Mordant snares resemble an immense, dark gray, 11-armed starfish weighing eight tons. Instead, it controls a few humanoids shuffling about aimlessly, their skin glistening with moisture, occasionally forming loose groups near the snare. These puppets pay little attention to their surroundings.
Gargantuan aberration, chaotic evil
Armor Class 18 (natural armor)
Hit Points 264 (16d20 + 96)
Speed 10 ft., burrow 20 ft.
|23 (+6)||16 (+3)||22 (+6)||15 (+2)||14 (+2)||6 (-2)|
Skills Deception +8
Damage Resistances bludgeoning from nonmagical weapons
Damage Immunities acid
Condition Immunities prone
Senses darkvision 60 ft., tremorsense 60 ft., passive Perception 12
Languages Common, Primordial
Challenge 15 (13,000 XP)
- Magic Resistance. The mordant snare has advantage on saving throws against spells and other magical effects.
- Absorb Channeled Energy. If a mordant snare is in the area of effect of a turn undead attempt, it gains temporary hit points. For each mordant puppet that would have been affected by the turning if it were a zombie, the mordant snare gains 10 temporary hit points, to a maximum of 60.
- Buried. Until it does something to reveal its presence, a buried mordant snare is treated as if it’s invisible.
- Mordant Puppets. A mordant snare can control up to four bodies per tentacle. These “puppets” look and move like zombies. Treat each one as a zombie, but limited in movement to the 30-foot-by-30-foot area above the buried snare. Unlike normal zombies, any creature within 5 feet of a mordant puppet when the puppet takes piercing or slashing damage takes 3 (1d6) acid damage (spray from the wound). All puppets attached to a particular tentacle are destroyed if the mordant snare attacks with that tentacle; this does 9 (2d8) acid damage per puppet to all creatures within 5 feet of any of those puppets, or half damage with a successful DC 16 Dexterity saving throw. Damage done to puppet zombies doesn’t affect the mordant snare. If the snare is killed, all of its puppets die immediately without causing any acid damage.
- Multiattack. The mordant snare makes four melee attacks, using any combination of tentacle attacks, spike attacks, and filament attacks. No creature can be targeted by more than one filament attack per turn.
- Spike. Ranged Weapon Attack: +8 to hit, range 20/60 ft., one target. Hit: 12 (2d8 + 3) piercing damage plus 3 (1d6) acid damage.
- Tentacle. Melee Weapon Attack: +11 to hit, reach 5 ft., one target. Hit: 17 (2d10 + 6) bludgeoning damage plus 7 (2d6) acid damage.
- Filaments. Melee Weapon Attack: +11 to hit, reach 5 ft., one target. Hit: 22 (3d10 + 6) bludgeoning damage plus 10 (3d6) acid damage, and the target is grappled (escape DC 16) and restrained.
Mordant snares were created by war mages of ancient times.
Starfish Puppet Masters.
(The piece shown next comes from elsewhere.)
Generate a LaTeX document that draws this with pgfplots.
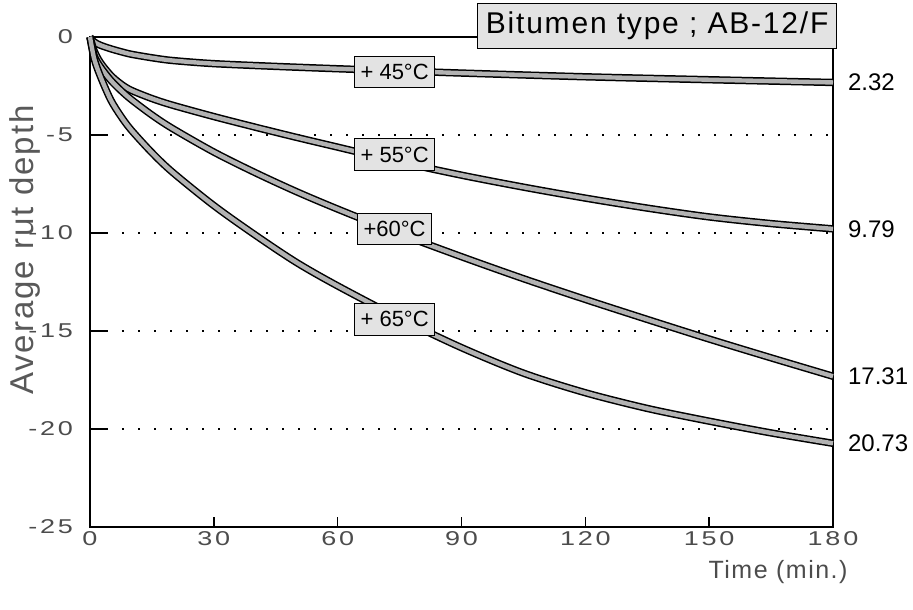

Snares bury themselves under loose soil to attack creatures walking above them. They attack by extruding filaments that inject acid into victims; this liquefies organs and muscle while leaving the skeleton, tendons, and skin intact. With the body thus hollowed out and refilled with acid and filaments, the mordant snare can control it from below like a puppet, creating a group of awkward, disoriented people. New victims fall prey to mordant snares when they approach to investigate.
Brains Preferred. The mordant snare prefers intelligent food. With its tremorsense, it can easily distinguish between prey; it prefers Small and Medium bipeds. A mordant snare hunts an area until it is empty, so a village can suffer tremendous losses or even be wiped out before discovering what’s happening. However, a mordant snare is intelligent enough to know that escaped victims may come back with friends, shovels, and weapons, ready for battle. When this occurs, the snare abandons its puppets, burrows deeper underground, and seeks a new home.
Cooperative Killers. Mordant snares are few in number and cannot reproduce. Since the secret of their creation was lost long ago, eventually they will disappear forever-until then, they cooperate well with each other, using puppets to lure victims to one another. A team is much more dangerous than a lone snare, and when three or more link up, they are especially deadly.